Academic journal article Presidential Studies Quarterly

Winning with a Bad Economy

Academic journal article Presidential Studies Quarterly

Winning with a Bad Economy

Article excerpt

The outcome of the 2012 presidential election was a letdown not just for Mitt Romney, FOX News, and numerous election forecasters, but also for proponents of economic voting. Incumbents are supposed to lose, not win reelection when economic times are bad. The country had suffered the worst recession since the Great Depression, recovery was tepid, unemployment stubbornly high, and the federal budget mired in trillion-dollar deficits. The general public was in a sour mood about the economic situation. Indeed, forecast models that relied heavily on economic variables predicted the incumbent president's defeat. So how did Barack Obama escape that fate?

Without denying the contributions of other factors, such as foreign policy, the personal qualities of the candidates, as well as the campaign, we propose an answer that keys on a critical condition of economic voting: the attribution of responsibility. This is not an unfamiliar concept in the study of the economic vote (for the latest overview, see Stegmaier and Lewis-Beck 2013). The standard assumption is that the incumbent party/president bears the responsibility for the current state of the economy. But this may not hold when the current state is, to a considerable extent, the legacy of the previous administration. Was Obama in 2012 seen as the major culprit for the bad economy? Or was it the Bush administration, under which the economic meltdown began? Bad economic times notwithstanding, the U.S. economy did show signs of recovery during Obama's first term. So voters would be able to credit the president with improving those conditions. Did Obama gain more from voters with a favorable view of the economy than he lost among those with an unfavorable view?
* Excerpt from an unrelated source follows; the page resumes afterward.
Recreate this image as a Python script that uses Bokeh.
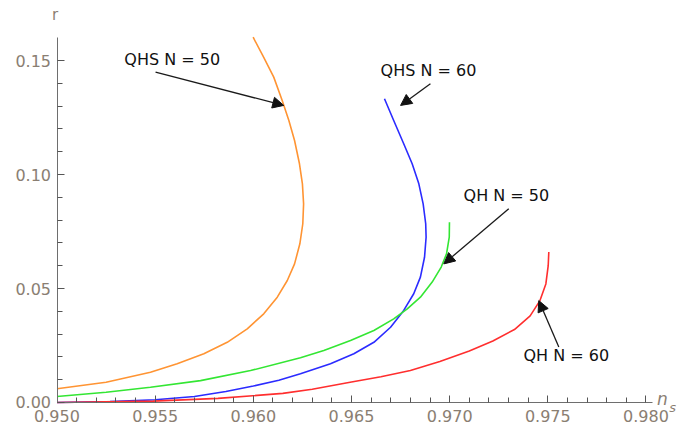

Using the American National Election Studies (ANES) (1) Winter 2012 survey ("Evaluations of Government and Society Survey"), we have examined these questions, taking special care to control for the effects of partisanship as well as other confounds. Our main conclusion is that the American public was reluctant to blame Obama for the bad economy, being far more inclined to blame his immediate predecessor, George W. Bush. It was almost as if Obama was running against Bush, not Romney in 2012. By saddling Bush with heavy responsibility for bad economic times voters largely shielded Obama from electoral damage. Obama was also credited for whatever recovery voters saw during bad times: voters were far more inclined to rely on positive views of the economy than on negative ones. While this type of asymmetric voting runs contrary to the more common type, where negative views carry more weight, it is consistent with the relative lack of blame placed on Obama for the bad economy. In addition, we probed the hypothesis that voters may operate in a prospective manner, as "bankers" rather than "peasants," to use a familiar pair of metaphors. It may not have mattered to voters that economic conditions were poor; what mattered was what economic conditions would be in the future. While there is some support for prospective voting, this type of orientation did not trump retrospective voting in 2012; nor did a majority see the economic future in rosy colors. In the end, it was the combination of blame and credit for economic conditions that helped Obama win with a bad economy.

Economic Voting

The standard model of economic voting treats the electorate, in V. O. Key's memorable phrase, as a "rational god of vengeance and reward" (1964, 568). On Election Day voters reward incumbents for good economic conditions and punish them for bad ones (For the latest overview of economic voting studies, see Stegmaier and Lewis-Beck 2013; see also Duch 2007; Lewis-Beck and Stegmaier 2000; Norpoth 1996a). Candidates have proved quite adept at prompting voters to employ this calculus. Many may remember the notorious question Ronald Reagan used during the 1980 campaign, "Are you better off now than you were four years ago? …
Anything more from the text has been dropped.